Au total, le marché régional s’élèverait à 12 milliards de dollars en 2028. L’étendue du marché est contrastée par des prix de vente très bas comparés aux marchés européens et nord-américains mais, en termes de coûts de production, il est imbattable. Dans une stratégie globale, il sera donc intéressant de produire en Amérique Latine pour exporter ensuite pour les marchés de consommateurs du Nord.
L’Amérique latine fournisseur mondiale de cannabis ?
Avec des conditions climatologiques idéales, une main d’œuvre bon marché, une forte disponibilité en terres arables et des régulations moins strictes, l’Amérique latine pourrait bien se convertir en une « Chine de la production et de la manufacture » du cannabis selon l’expert Triston Thompson. En effet, la région offre un avantage commercial incomparable pour les entreprises mondiales du cannabis.
Comparée à la production en intérieur, très gourmande en énergie, de la plupart des pays du Nord, les conditions météorologique naturelles d’Amérique latine offrent jusqu’à deux récoltes par an en extérieur, ce qui représente une économie de moyens considérable. Les coûts associés à la construction des installations de production sont estimés à 80 % moins chers qu’en Amérique du Nord et en Europe. A cela s’ajoute la main d’œuvre bon marché et la présence moindre de régulations.
Il y a fort à parier que la mondialisation du cannabis fera de l’Amérique latine le principal fournisseur de cannabis du monde. La Colombie s’est déjà engagée dans cette voie en octroyant 142 licences pour la culture et l’export du cannabis, dont plusieurs à des entreprises étrangères. L’Uruguay exporte déjà de l’huile de cannabis au Mexique et au Canada.

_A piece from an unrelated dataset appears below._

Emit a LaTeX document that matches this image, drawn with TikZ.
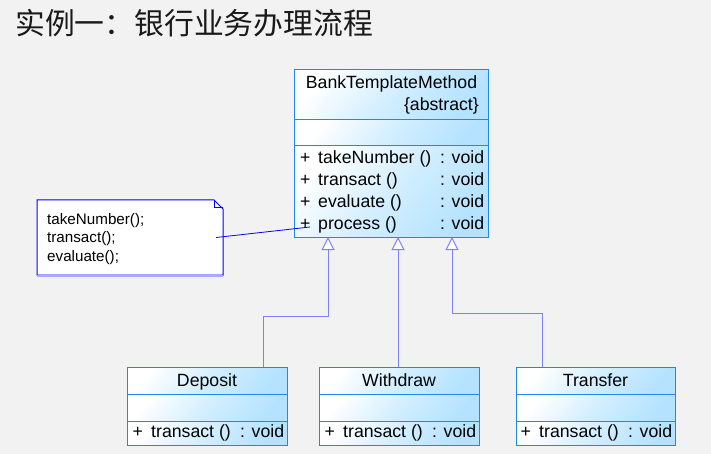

L’avantage commercial de la région ne se résume pas qu’à la production et à la transformation mais concerne également les structures d’exportations. Des pays comme le Brésil, le Chili et l’Argentine sont déjà de grands exportateurs de produits agricoles et possèdent d’ores et déjà les infrastructures nécessaires à la production, à la transformation et aux transports des produits agricoles. Néanmoins, seul le Brésil et le Mexique figurent parmi la liste des 25 exportateurs mondiaux les plus importants.
Malgré ces avantages, il existe des barrières à ce développement, notamment en termes de régulations commerciales pour l’exportation, d’accès au capital et d’options bancaires pour les entreprises, même si ces difficultés ne soient pas propres à l’Amérique latine. Plus spécifiquement, ce développement dépendra de la volonté politique des États de se lancer dans le marché mondial d’exportation du cannabis.
Cette situation peut représenter une aubaine pour les États de la région qui au travers de taxes d’importation peuvent créer de la richesse. En revanche, l’intégration des marché mondiaux et la présence d’accords de libre échange laissent présager que ce ne sera pas le cas. L’Uruguay et la Colombie ont déjà établi des accords de ce type avec le Canada et l’Europe concernant le commerce du cannabis. Sur ce point, la région peut représenter un danger pour les producteurs du Nord puisqu’au fur et à mesure que l’Amérique latine pénétrera le marché global, les prix baisseront et les producteurs du Nord devront ajuster leur prix pour rester compétitifs.